Ich glaube aber, dass eine Sprachregelung nur die Sprache und sonst nicht viel ändert: Wenn aus den "Krüppeln" im Lauf der Zeit "Behinderte" oder "körperlich Benachteiligte" werden, dann bleibt das window dressing, solange sich sonst nichts ändert. Allerdings habe ich keine eigenen Erfahrungen in Sachen Geschlechtsdiskriminierung (außer dem üblichen "Ein Mann versteht das sowieso nicht" etc.) und kann daher vermutlich tatsächlich nicht mitreden.
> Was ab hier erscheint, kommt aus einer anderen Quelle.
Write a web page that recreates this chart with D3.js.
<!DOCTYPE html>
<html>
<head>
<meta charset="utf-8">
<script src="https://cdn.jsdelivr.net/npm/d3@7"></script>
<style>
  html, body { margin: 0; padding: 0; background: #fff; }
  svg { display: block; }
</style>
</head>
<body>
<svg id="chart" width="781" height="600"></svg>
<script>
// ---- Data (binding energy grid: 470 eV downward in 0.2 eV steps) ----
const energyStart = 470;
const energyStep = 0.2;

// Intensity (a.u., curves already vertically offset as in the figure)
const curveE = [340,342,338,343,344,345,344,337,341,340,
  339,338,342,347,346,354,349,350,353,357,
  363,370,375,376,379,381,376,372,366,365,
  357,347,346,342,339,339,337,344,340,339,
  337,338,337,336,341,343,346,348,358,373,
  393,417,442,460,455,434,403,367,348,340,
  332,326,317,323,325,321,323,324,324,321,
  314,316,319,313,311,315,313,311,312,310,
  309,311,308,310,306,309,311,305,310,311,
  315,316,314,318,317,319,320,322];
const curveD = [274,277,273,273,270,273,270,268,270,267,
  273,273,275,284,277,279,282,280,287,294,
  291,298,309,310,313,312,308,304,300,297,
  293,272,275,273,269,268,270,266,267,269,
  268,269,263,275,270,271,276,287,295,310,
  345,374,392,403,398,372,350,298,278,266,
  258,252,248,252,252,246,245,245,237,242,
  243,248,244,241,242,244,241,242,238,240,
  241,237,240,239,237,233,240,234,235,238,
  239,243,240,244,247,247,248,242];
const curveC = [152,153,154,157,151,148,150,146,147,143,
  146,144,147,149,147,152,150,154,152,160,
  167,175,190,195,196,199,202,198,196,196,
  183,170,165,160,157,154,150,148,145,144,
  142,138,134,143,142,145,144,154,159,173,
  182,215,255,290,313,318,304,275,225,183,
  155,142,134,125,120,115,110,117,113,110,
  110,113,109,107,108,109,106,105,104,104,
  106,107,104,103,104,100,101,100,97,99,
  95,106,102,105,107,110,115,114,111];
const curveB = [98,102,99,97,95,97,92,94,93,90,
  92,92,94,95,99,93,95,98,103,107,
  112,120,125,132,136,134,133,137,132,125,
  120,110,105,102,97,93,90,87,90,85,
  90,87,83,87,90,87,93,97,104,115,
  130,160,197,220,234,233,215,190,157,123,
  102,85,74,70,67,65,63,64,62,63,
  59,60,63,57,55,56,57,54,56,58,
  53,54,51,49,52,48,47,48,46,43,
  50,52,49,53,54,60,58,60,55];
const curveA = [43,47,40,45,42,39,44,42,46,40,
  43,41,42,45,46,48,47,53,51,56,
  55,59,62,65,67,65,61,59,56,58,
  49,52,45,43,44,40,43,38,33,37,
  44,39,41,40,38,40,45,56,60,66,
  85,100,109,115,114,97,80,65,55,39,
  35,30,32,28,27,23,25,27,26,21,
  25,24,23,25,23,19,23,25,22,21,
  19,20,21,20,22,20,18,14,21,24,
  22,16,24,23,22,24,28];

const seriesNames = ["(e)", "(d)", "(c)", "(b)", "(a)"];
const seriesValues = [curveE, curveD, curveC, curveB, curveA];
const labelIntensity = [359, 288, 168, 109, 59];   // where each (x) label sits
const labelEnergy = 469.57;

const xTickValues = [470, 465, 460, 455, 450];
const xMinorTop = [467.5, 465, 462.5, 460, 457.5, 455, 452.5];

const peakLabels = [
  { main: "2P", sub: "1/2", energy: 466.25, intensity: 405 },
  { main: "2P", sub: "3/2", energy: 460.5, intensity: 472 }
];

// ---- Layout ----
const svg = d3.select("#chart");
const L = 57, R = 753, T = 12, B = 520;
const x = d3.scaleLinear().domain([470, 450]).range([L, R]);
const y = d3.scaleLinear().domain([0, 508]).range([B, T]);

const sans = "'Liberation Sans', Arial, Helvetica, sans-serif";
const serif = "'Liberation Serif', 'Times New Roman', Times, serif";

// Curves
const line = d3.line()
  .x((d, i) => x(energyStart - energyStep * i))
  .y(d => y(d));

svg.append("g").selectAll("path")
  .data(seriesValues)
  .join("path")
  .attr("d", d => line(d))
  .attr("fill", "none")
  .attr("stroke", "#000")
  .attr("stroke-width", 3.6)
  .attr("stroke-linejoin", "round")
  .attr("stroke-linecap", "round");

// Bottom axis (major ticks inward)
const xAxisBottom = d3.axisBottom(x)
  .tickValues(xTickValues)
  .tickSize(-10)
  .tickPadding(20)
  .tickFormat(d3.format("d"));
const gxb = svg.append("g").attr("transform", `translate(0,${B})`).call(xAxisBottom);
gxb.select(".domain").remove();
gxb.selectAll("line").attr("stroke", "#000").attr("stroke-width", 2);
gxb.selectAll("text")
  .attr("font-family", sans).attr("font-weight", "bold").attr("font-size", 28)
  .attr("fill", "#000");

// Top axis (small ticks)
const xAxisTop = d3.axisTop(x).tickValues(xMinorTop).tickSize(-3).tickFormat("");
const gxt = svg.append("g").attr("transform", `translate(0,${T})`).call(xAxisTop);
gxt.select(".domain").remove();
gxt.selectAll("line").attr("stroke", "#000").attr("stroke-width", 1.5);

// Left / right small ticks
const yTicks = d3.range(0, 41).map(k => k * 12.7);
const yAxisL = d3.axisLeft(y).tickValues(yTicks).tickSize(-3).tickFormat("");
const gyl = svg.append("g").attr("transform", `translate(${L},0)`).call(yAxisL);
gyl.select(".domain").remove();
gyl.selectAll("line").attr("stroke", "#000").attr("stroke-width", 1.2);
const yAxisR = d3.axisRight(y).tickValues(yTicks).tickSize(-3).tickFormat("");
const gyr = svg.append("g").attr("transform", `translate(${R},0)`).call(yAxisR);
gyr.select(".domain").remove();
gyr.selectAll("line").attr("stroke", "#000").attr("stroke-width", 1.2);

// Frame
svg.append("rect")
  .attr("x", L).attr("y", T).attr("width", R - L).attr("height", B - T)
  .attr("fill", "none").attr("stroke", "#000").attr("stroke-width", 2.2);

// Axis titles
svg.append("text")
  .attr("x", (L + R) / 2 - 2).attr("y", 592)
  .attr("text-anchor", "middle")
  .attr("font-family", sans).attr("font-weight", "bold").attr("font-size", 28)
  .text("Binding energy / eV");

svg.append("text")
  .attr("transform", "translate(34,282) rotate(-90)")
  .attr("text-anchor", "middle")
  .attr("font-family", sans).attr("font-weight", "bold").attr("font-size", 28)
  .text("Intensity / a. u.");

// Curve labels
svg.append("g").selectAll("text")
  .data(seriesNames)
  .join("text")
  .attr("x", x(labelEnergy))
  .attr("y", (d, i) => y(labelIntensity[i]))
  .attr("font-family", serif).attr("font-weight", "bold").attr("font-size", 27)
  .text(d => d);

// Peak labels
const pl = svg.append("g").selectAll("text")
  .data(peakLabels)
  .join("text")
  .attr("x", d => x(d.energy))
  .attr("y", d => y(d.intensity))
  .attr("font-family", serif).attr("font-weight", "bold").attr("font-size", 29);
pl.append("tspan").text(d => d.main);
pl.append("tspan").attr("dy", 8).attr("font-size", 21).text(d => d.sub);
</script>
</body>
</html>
Ich vermute aber, dass negative Erfahrungen eine gesteigerte Empfindlichkeit für Diskriminierungspotentiale hervorrufen kann. Inwieweit im Enzelfall eine reelle Diskriminierung existiert, darüber kann man ewig diskutieren ... (siehe oben).
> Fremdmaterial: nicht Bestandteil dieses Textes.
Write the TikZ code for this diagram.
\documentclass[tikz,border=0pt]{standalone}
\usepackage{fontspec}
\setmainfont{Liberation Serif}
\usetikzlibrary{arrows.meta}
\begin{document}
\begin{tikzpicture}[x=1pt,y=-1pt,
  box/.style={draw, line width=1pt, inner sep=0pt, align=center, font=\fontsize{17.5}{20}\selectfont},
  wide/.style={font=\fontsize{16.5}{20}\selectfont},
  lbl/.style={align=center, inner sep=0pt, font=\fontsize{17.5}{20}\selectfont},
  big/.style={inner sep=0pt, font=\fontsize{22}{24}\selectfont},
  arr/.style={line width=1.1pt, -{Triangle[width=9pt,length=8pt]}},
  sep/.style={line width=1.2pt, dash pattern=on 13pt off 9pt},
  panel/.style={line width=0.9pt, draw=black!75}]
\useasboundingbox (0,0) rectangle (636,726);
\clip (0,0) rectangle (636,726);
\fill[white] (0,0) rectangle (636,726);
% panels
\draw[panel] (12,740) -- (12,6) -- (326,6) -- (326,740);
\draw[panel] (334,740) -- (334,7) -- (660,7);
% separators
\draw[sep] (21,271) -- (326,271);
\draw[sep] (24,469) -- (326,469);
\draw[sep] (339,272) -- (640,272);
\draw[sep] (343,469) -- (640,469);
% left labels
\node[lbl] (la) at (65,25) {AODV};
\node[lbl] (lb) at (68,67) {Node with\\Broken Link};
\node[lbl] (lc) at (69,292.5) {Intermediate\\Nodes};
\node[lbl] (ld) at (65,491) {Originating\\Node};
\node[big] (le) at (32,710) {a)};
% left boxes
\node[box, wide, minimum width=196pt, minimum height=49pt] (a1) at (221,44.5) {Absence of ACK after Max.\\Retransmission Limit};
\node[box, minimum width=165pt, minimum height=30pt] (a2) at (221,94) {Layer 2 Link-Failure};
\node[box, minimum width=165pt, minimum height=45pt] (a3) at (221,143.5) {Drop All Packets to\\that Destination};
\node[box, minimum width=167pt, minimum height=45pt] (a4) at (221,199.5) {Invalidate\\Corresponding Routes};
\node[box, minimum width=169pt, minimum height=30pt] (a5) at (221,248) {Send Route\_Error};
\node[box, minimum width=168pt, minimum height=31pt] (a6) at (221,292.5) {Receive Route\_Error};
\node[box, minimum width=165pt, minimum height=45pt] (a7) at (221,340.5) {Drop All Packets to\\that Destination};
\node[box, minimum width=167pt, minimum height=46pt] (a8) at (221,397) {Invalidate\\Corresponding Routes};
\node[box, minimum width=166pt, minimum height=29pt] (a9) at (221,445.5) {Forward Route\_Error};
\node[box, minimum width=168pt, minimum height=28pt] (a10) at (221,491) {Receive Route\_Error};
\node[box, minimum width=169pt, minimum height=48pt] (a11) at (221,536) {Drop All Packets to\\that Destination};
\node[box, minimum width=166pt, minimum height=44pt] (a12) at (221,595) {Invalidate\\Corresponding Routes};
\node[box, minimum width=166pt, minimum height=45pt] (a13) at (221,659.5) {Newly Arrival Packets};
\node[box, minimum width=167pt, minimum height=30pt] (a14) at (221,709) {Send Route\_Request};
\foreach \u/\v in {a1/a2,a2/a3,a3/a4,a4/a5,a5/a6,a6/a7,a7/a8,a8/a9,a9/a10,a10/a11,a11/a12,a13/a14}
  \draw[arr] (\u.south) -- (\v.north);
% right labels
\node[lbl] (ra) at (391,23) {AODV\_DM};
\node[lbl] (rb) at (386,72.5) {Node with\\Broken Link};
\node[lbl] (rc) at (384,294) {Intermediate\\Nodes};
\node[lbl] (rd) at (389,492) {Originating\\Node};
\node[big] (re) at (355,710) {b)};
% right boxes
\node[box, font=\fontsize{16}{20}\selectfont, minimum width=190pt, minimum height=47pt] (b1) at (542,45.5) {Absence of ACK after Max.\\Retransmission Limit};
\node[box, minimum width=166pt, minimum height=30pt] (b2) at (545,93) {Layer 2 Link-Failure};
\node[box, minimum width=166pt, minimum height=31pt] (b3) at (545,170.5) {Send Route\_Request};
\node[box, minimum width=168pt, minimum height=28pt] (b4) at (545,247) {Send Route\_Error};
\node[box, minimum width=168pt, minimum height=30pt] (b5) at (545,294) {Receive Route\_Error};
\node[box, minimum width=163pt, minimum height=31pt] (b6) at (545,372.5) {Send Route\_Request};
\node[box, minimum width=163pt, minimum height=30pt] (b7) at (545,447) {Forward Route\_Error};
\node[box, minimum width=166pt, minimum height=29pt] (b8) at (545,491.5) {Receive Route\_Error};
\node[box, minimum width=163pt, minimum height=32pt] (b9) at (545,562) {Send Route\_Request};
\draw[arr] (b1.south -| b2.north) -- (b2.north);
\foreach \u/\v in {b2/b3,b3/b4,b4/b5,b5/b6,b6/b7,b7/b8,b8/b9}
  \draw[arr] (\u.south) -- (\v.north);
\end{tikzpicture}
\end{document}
Auf der Startseite kann man ruhig schreiben: "Uns ist jeder Autor willkommen, und die Autorinnen erst recht." Für wichtiger halte ich es aber, dass nicht so sehr die Sprache, sondern das Verhalten selbst sich ändert: Wenn Frauen (und Männer!) entschiedener gegen Diskriminierung einschreiten, wird sich mehr ändern, als wenn man alle Verkehrschilder umschreibt zu "RadfahrerInnen absteigen". Wer sich nicht wehrt, lebt verkehrt.
Grüße vom "Idler"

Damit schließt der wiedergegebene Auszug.